I can’t believe I read skimmed the whole thing.
I bought this book at Downtown Books in Milwaukee for a couple of dollars, and I took a flier on it because I was in the throes of bibliophilic bacchanal, where another two dollars here and another two dollars there, and suddenly there’s no room in the trunk of the Eclipse for luggage. So I paid $2.95 for this, over ten times its value.
For starters, it’s printed in some comic sans serif font that looks funny informally, is bearable in short doses on the Web, and annoys the hell out of someone trying to read 200 pages of a computerized impersonation of barely-legible handwriting.
Also, its cartoons and cartoonish drawings by a slumming Bruce Tinsley (Mallard Fillmore) are derivative, ultimately limited by the material itself which is centered around the fictitious online journal of “Bill G.” who writes a computer friend who’s supposed to go out into the Internet to find who the best geek is. Or something. I’m not to clear on what’s supposed to tie this collection together.

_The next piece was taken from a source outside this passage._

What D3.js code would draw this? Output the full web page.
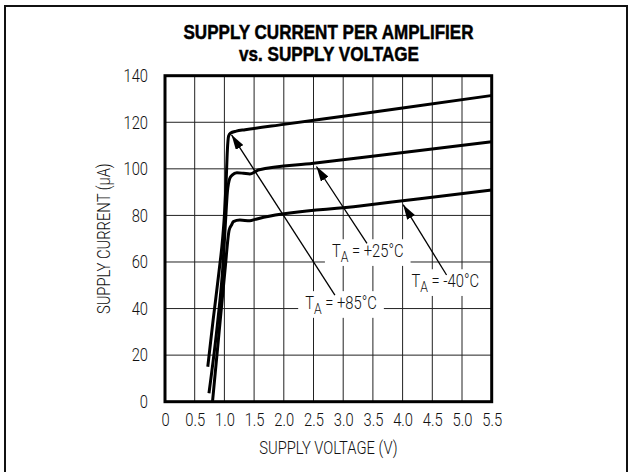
<html>
  <head>
    <meta charset="utf-8">
    <title>Supply current per amplifier vs supply voltage</title>
    <style>
      body { margin: 0; background: #fff; }
      text { font-family: Roboto, "Liberation Sans", sans-serif; font-weight: 300; }
      text.title { font-family: "Liberation Sans Narrow", "Liberation Sans", sans-serif; font-weight: bold; }
    </style>
  </head>
  <body>
    <script src="https://cdn.jsdelivr.net/npm/d3@7/dist/d3.min.js"></script>
    <script>

    var width = 632,
        height = 472;

    // curves (V, uA)
    var volts85 = [0.72, 0.81, 0.91, 0.97, 1.00, 1.03, 1.05, 1.07, 1.10, 1.20, 1.35, 2.0, 3.0, 4.0, 5.5];
    var amps85  = [15.0, 35.0, 56.0, 70.0, 80.0, 95.0, 108.0, 114.0, 115.3, 116.2, 116.8, 119.1, 122.6, 126.1, 131.5];

    var volts25 = [0.74, 0.89, 0.97, 1.02, 1.05, 1.09, 1.13, 1.21, 1.32, 1.43, 1.52, 1.57, 2.5, 3.28, 4.29, 5.5];
    var amps25  = [3.6, 35.0, 56.5, 78.0, 90.0, 95.9, 97.3, 98.3, 98.1, 97.8, 98.8, 99.5, 102.4, 104.8, 107.9, 111.6];

    var volts40 = [0.80, 0.93, 1.01, 1.08, 1.12, 1.15, 1.26, 1.43, 1.52, 1.66, 3.28, 4.29, 5.5];
    var amps40  = [0.0, 35.0, 56.5, 73.7, 75.9, 77.3, 78.0, 77.7, 78.3, 79.2, 84.0, 87.2, 90.9];

    var xTicks = [0, 0.5, 1.0, 1.5, 2.0, 2.5, 3.0, 3.5, 4.0, 4.5, 5.0, 5.5];
    var xTickLabels = ["0", "0.5", "1.0", "1.5", "2.0", "2.5", "3.0", "3.5", "4.0", "4.5", "5.0", "5.5"];
    var yTicks = [0, 20, 40, 60, 80, 100, 120, 140];

    // annotation labels: text start (V, uA), arrow tail and tip (V, uA)
    var labelTemps = ["+85°C", "+25°C", "-40°C"];
    var labelAt    = [[2.36, 40.0], [2.81, 62.3], [4.15, 49.4]];
    var arrowFrom  = [[2.86, 45.8], [3.40, 68.0], [4.74, 54.4]];
    var arrowTo    = [[1.12, 114.6], [2.55, 101.0], [4.01, 84.6]];

    var plot = {left: 165, right: 491.7, top: 75.7, bottom: 401.7};
    var sx = 0.82;   // horizontal squeeze to get a condensed face
    var fs = 18;

    var x = d3.scaleLinear().domain([0, 5.5]).range([plot.left, plot.right]);
    var y = d3.scaleLinear().domain([0, 140]).range([plot.bottom, plot.top]);

    var svg = d3.select("body")
                .append("svg")
                .attr("width", width)
                .attr("height", height);

    // outer frame (bottom runs off the page)
    svg.append("rect")
       .attr("x", 5).attr("y", 6)
       .attr("width", 622).attr("height", 480)
       .attr("fill", "none").attr("stroke", "#111").attr("stroke-width", 2);

    // title
    svg.append("text")
       .attr("class", "title")
       .attr("x", 328.5).attr("y", 39)
       .attr("text-anchor", "middle").attr("font-size", 21)
       .attr("stroke", "#000").attr("stroke-width", 0.5)
       .attr("textLength", 290).attr("lengthAdjust", "spacingAndGlyphs")
       .text("SUPPLY CURRENT PER AMPLIFIER");
    svg.append("text")
       .attr("class", "title")
       .attr("x", 329).attr("y", 61)
       .attr("text-anchor", "middle").attr("font-size", 21)
       .attr("stroke", "#000").attr("stroke-width", 0.5)
       .attr("textLength", 180).attr("lengthAdjust", "spacingAndGlyphs")
       .text("vs. SUPPLY VOLTAGE");

    // grid
    var grid = svg.append("g").attr("stroke", "#222").attr("stroke-width", 1);
    grid.selectAll("line.v")
        .data(xTicks.slice(1, -1))
        .enter().append("line")
        .attr("class", "v")
        .attr("x1", function(d){ return x(d); }).attr("x2", function(d){ return x(d); })
        .attr("y1", plot.top).attr("y2", plot.bottom);
    grid.selectAll("line.h")
        .data(yTicks.slice(1, -1))
        .enter().append("line")
        .attr("class", "h")
        .attr("x1", plot.left).attr("x2", plot.right)
        .attr("y1", function(d){ return y(d); }).attr("y2", function(d){ return y(d); });

    // axes: labels only, the frame is drawn below
    var xAxis = svg.append("g")
        .attr("transform", "translate(0," + plot.bottom + ")")
        .call(d3.axisBottom(x).tickValues(xTicks).tickSize(0).tickPadding(12)
                .tickFormat(function(d, i){ return xTickLabels[i]; }));
    var yAxis = svg.append("g")
        .attr("transform", "translate(" + plot.left + ",0)")
        .call(d3.axisLeft(y).tickValues(yTicks).tickSize(0).tickPadding(17 / sx));
    [xAxis, yAxis].forEach(function(a){
        a.select(".domain").remove();
        a.attr("font-family", null).attr("font-size", null);
        a.selectAll("text")
         .attr("font-size", fs).attr("fill", "#111")
         .attr("transform", "scale(" + sx + ",1)");
    });

    svg.append("rect")
       .attr("x", plot.left).attr("y", plot.top)
       .attr("width", plot.right - plot.left).attr("height", plot.bottom - plot.top)
       .attr("fill", "none").attr("stroke", "#000").attr("stroke-width", 3);

    // axis titles
    svg.append("text")
       .attr("transform", "translate(" + ((plot.left + plot.right) / 2) + ",454) scale(" + sx + ",1)")
       .attr("text-anchor", "middle").attr("font-size", fs).attr("fill", "#111")
       .text("SUPPLY VOLTAGE (V)");
    svg.append("text")
       .attr("transform", "translate(110," + ((plot.top + plot.bottom) / 2) + ") rotate(-90) scale(" + sx + ",1)")
       .attr("text-anchor", "middle").attr("font-size", fs).attr("fill", "#111")
       .text("SUPPLY CURRENT (μA)");

    // annotation labels with white backing
    var labels = svg.append("g");
    labelTemps.forEach(function(t, i){
        var g = labels.append("g")
            .attr("transform", "translate(" + x(labelAt[i][0]) + "," + y(labelAt[i][1]) + ") scale(" + sx + ",1)");
        var tx = g.append("text")
            .attr("font-size", fs).attr("fill", "#111");
        tx.append("tspan").text("T");
        tx.append("tspan").attr("font-size", 15).attr("dy", 5).text("A");
        tx.append("tspan").attr("dy", -5).text(" = " + t);
        var b = tx.node().getBBox();
        g.insert("rect", "text")
            .attr("x", b.x - 7 / sx).attr("y", b.y - 1)
            .attr("width", b.width + 14 / sx).attr("height", b.height + 2)
            .attr("fill", "#fff");
    });

    // curves
    var line = d3.line()
        .x(function(d){ return x(d[0]); })
        .y(function(d){ return y(d[1]); })
        .curve(d3.curveMonotoneX);

    var series = [d3.zip(volts85, amps85), d3.zip(volts25, amps25), d3.zip(volts40, amps40)];
    svg.append("g")
       .selectAll("path")
       .data(series)
       .enter().append("path")
       .attr("d", line)
       .attr("fill", "none").attr("stroke", "#000")
       .attr("stroke-width", 3).attr("stroke-linejoin", "round");

    // arrows
    svg.append("defs").append("marker")
       .attr("id", "head")
       .attr("markerUnits", "userSpaceOnUse")
       .attr("viewBox", "0 0 15 9")
       .attr("refX", 15).attr("refY", 4.5)
       .attr("markerWidth", 15).attr("markerHeight", 9)
       .attr("orient", "auto")
       .append("path").attr("d", "M0,0L15,4.5L0,9Z").attr("fill", "#000");

    svg.append("g")
       .selectAll("line")
       .data(arrowFrom)
       .enter().append("line")
       .attr("x1", function(d){ return x(d[0]); })
       .attr("y1", function(d){ return y(d[1]); })
       .attr("x2", function(d, i){ return x(arrowTo[i][0]); })
       .attr("y2", function(d, i){ return y(arrowTo[i][1]); })
       .attr("stroke", "#000").attr("stroke-width", 1.3)
       .attr("marker-end", "url(#head)");

    </script>
  </body>
</html>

I mean, there are sections where Bill Clinton is learning from Dale Carnegeek about how to influence geeks, and a section about how to date geeks, and throughout the book asks the reader to tabulate his or her geek quotient through a series of questions. So each chapter revolves around a macro-question and its component subquestions, which appear at the top of each page or so, and meanwhile the chapter is some banter or running storyline about Dilbart (a cartoon cross between Dilbert and Bart, for no particular reason) or Bill G. interacting with his computer bot friend, or the computer bot exploring the Internet cloud.
When it comes right down to it, there’s nothing funny in the book. Not a single chuckle, no matter what state of inebriation I was in while reading it.
I am sure it was hipper, edgier, and more timely in 1997, when the publisher could make a buck on anything with Internet in the title, or geek.